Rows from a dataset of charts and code

# # # # # # #

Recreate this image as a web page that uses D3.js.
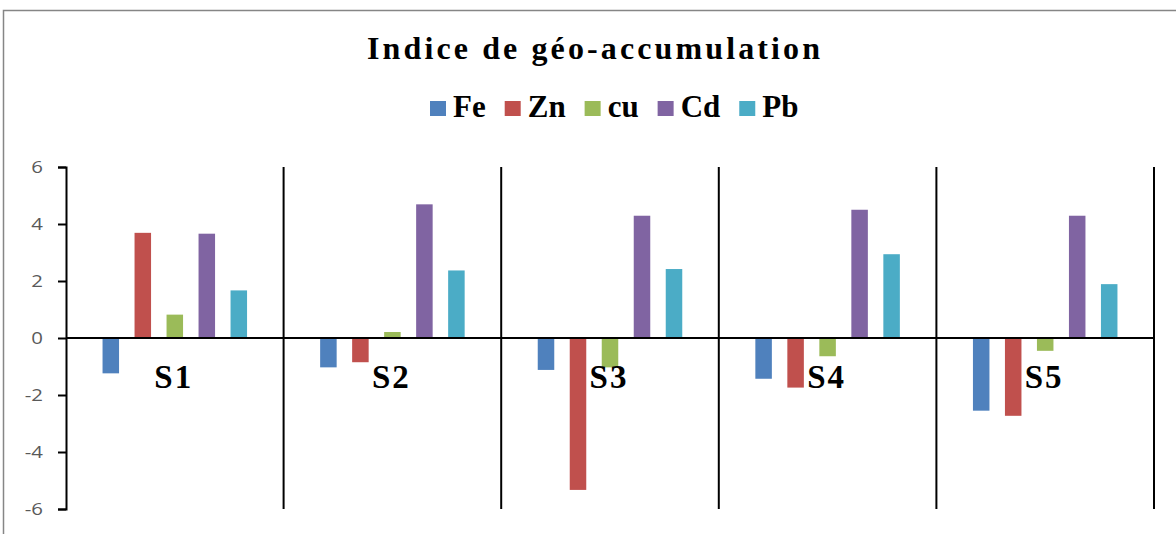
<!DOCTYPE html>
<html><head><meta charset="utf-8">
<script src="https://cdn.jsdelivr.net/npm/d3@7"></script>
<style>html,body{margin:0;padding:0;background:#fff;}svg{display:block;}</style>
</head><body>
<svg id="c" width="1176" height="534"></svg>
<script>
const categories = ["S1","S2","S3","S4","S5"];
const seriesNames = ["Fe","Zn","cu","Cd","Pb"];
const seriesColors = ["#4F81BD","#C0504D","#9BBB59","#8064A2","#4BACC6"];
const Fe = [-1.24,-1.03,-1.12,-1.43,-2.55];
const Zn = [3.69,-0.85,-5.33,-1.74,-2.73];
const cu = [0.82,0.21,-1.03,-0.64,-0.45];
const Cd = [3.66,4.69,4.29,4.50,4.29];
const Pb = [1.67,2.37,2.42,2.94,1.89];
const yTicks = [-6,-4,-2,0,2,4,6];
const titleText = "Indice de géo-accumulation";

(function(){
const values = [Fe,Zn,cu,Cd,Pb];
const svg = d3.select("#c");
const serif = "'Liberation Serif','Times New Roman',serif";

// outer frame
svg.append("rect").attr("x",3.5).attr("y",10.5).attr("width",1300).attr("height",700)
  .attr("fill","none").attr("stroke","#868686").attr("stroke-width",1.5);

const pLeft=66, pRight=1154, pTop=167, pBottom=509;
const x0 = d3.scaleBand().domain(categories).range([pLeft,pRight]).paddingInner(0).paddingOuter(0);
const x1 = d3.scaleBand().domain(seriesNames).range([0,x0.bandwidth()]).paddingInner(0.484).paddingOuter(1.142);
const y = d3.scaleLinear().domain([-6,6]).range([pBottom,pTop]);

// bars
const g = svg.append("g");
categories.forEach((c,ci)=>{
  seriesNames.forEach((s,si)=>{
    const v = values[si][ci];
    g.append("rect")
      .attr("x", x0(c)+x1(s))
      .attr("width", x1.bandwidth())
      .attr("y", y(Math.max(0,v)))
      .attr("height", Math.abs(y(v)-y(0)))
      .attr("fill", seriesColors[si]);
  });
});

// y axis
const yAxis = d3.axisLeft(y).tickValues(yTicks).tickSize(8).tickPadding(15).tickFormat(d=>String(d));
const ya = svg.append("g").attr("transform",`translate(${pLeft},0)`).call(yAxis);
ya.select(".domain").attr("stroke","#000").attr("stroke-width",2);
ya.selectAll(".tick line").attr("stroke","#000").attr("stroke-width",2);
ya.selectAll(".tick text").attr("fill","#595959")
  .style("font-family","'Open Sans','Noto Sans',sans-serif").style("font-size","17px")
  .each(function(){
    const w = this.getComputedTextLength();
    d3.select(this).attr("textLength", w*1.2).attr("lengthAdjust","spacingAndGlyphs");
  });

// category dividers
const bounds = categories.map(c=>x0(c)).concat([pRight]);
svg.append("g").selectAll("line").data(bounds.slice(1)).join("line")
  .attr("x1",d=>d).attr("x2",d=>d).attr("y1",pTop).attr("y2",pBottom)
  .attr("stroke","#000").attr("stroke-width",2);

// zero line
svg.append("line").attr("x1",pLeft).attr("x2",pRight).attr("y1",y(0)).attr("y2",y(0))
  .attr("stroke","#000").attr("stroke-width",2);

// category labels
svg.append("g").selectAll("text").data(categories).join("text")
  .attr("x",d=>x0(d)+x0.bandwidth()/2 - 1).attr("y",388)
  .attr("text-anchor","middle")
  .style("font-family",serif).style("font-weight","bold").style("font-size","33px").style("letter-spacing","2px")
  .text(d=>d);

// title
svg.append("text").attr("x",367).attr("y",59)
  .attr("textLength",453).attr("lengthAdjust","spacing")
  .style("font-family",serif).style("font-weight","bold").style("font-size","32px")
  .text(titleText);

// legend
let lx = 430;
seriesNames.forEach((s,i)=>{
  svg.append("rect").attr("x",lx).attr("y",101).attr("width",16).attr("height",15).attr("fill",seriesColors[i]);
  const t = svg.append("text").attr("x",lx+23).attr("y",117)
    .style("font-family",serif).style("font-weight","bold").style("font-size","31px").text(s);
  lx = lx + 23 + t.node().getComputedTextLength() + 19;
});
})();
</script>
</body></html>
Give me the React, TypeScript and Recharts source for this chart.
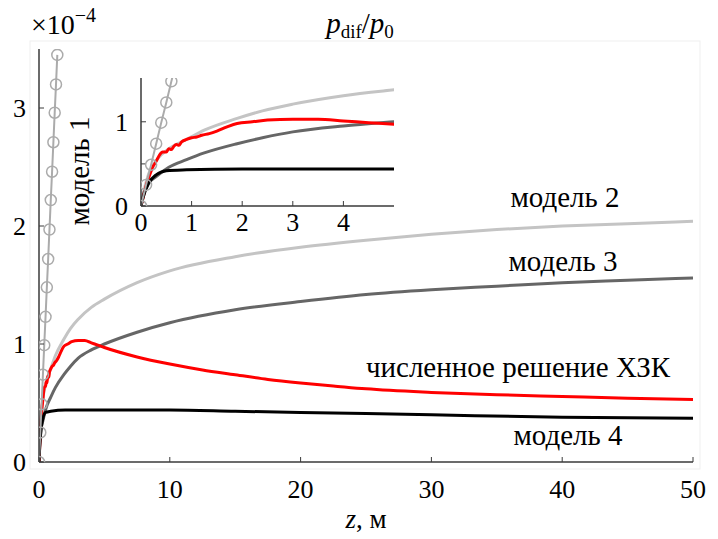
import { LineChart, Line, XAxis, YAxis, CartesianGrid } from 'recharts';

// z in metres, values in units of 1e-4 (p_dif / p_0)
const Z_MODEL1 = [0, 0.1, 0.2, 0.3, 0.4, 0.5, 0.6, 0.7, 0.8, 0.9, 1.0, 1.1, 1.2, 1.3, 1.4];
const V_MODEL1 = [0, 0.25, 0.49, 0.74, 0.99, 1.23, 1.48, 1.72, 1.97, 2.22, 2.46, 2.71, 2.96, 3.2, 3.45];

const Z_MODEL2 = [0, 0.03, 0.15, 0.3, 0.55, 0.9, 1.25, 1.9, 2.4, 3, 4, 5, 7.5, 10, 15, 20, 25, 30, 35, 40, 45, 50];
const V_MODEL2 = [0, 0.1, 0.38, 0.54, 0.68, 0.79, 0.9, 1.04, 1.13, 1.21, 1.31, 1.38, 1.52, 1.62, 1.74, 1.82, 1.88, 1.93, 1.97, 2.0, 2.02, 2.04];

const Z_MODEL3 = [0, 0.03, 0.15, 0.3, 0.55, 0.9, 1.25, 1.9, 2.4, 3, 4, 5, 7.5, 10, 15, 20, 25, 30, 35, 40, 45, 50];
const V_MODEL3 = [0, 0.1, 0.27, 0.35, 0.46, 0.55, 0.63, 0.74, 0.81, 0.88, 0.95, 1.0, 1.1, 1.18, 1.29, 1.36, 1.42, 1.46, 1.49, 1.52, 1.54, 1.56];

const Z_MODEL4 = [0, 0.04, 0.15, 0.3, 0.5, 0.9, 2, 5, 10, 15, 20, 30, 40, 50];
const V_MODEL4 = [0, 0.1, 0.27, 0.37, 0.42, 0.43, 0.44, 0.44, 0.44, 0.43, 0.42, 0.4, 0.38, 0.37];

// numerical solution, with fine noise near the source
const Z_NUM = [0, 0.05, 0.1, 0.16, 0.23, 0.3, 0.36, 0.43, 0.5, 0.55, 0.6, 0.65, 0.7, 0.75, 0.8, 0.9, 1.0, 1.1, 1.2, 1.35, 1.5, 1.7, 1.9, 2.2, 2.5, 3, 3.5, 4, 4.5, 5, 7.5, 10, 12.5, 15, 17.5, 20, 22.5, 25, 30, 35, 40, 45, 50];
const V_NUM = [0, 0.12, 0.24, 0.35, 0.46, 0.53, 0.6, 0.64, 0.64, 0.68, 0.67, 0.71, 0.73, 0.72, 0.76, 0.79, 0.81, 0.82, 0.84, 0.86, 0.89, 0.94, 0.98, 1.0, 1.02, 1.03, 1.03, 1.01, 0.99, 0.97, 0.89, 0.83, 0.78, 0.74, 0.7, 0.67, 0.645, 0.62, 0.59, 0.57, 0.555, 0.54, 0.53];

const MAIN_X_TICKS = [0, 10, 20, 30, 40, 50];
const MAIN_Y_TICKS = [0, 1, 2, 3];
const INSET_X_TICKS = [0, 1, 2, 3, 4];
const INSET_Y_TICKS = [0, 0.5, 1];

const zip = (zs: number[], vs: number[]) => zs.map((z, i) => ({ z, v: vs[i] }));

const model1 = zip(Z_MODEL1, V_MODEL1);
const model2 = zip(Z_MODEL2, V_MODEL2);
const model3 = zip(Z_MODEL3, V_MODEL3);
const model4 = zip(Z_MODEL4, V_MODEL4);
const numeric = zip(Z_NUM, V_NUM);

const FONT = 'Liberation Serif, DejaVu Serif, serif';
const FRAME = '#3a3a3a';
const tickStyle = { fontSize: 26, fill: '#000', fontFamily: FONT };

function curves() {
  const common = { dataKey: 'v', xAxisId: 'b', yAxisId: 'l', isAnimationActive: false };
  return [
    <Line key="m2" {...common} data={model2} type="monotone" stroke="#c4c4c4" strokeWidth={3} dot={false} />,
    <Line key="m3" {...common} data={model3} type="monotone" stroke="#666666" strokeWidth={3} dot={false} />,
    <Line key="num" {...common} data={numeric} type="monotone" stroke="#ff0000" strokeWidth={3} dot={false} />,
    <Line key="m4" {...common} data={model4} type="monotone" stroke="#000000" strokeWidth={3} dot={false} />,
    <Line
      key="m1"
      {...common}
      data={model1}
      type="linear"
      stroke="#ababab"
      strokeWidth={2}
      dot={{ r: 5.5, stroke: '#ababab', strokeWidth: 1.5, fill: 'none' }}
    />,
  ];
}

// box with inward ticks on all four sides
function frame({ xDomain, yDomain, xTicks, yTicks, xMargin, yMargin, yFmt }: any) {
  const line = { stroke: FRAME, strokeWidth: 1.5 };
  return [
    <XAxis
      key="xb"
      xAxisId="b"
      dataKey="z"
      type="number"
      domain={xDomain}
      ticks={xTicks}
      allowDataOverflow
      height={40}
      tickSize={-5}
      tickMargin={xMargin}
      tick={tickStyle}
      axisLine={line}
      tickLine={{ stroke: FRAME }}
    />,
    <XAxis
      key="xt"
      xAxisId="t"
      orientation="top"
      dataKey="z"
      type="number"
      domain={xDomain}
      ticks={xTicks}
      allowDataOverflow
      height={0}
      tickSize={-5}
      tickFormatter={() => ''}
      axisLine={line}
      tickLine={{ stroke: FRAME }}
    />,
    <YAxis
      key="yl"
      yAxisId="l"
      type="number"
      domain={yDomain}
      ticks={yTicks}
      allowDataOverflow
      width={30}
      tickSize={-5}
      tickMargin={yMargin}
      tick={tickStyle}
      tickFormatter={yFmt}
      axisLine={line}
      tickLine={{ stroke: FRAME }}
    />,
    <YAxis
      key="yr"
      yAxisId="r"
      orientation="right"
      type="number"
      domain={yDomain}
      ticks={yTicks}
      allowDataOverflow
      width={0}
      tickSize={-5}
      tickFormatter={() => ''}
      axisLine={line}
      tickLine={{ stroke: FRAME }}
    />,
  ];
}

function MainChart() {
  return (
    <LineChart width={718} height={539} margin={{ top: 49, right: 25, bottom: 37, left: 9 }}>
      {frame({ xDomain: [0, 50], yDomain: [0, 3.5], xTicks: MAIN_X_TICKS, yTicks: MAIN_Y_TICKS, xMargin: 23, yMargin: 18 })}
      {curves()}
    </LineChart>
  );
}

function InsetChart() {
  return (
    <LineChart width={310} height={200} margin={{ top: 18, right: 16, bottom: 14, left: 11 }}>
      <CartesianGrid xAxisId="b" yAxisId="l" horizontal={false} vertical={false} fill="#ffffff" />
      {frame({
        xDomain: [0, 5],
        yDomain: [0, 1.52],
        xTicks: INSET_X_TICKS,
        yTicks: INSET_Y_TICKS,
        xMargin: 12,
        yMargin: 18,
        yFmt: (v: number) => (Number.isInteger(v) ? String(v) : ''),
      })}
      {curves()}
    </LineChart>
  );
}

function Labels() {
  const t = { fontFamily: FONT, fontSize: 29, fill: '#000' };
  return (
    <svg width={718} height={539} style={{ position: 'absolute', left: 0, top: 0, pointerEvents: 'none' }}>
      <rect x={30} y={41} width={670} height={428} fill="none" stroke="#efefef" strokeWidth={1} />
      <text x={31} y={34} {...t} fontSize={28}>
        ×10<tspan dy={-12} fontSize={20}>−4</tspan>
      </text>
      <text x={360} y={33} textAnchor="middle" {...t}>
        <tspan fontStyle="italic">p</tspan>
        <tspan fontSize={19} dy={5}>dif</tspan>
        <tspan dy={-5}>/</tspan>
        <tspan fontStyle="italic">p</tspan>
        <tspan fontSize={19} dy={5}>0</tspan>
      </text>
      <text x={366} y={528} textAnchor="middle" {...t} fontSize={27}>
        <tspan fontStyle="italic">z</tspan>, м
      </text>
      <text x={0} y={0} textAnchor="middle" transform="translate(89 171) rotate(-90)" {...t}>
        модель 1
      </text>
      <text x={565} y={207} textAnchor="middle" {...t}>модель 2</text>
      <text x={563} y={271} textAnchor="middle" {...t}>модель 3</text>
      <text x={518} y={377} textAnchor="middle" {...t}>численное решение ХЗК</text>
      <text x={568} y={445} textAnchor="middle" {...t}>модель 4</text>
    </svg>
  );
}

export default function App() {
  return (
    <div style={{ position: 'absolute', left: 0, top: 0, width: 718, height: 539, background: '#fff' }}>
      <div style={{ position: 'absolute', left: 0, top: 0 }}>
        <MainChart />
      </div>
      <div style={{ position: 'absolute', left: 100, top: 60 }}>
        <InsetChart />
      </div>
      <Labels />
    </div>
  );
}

# # # # # # #

**WRITTEN PROBLEM**
Starting at the line with "Give me the" and ending at the line with "2.96, 3.2, 3.45];", copy each line exactly, both ends included. Do not copy the pictures.

**THE COMPLETED TASK**
Give me the React, TypeScript and Recharts source for this chart.
import { LineChart, Line, XAxis, YAxis, CartesianGrid } from 'recharts';

// z in metres, values in units of 1e-4 (p_dif / p_0)
const Z_MODEL1 = [0, 0.1, 0.2, 0.3, 0.4, 0.5, 0.6, 0.7, 0.8, 0.9, 1.0, 1.1, 1.2, 1.3, 1.4];
const V_MODEL1 = [0, 0.25, 0.49, 0.74, 0.99, 1.23, 1.48, 1.72, 1.97, 2.22, 2.46, 2.71, 2.96, 3.2, 3.45];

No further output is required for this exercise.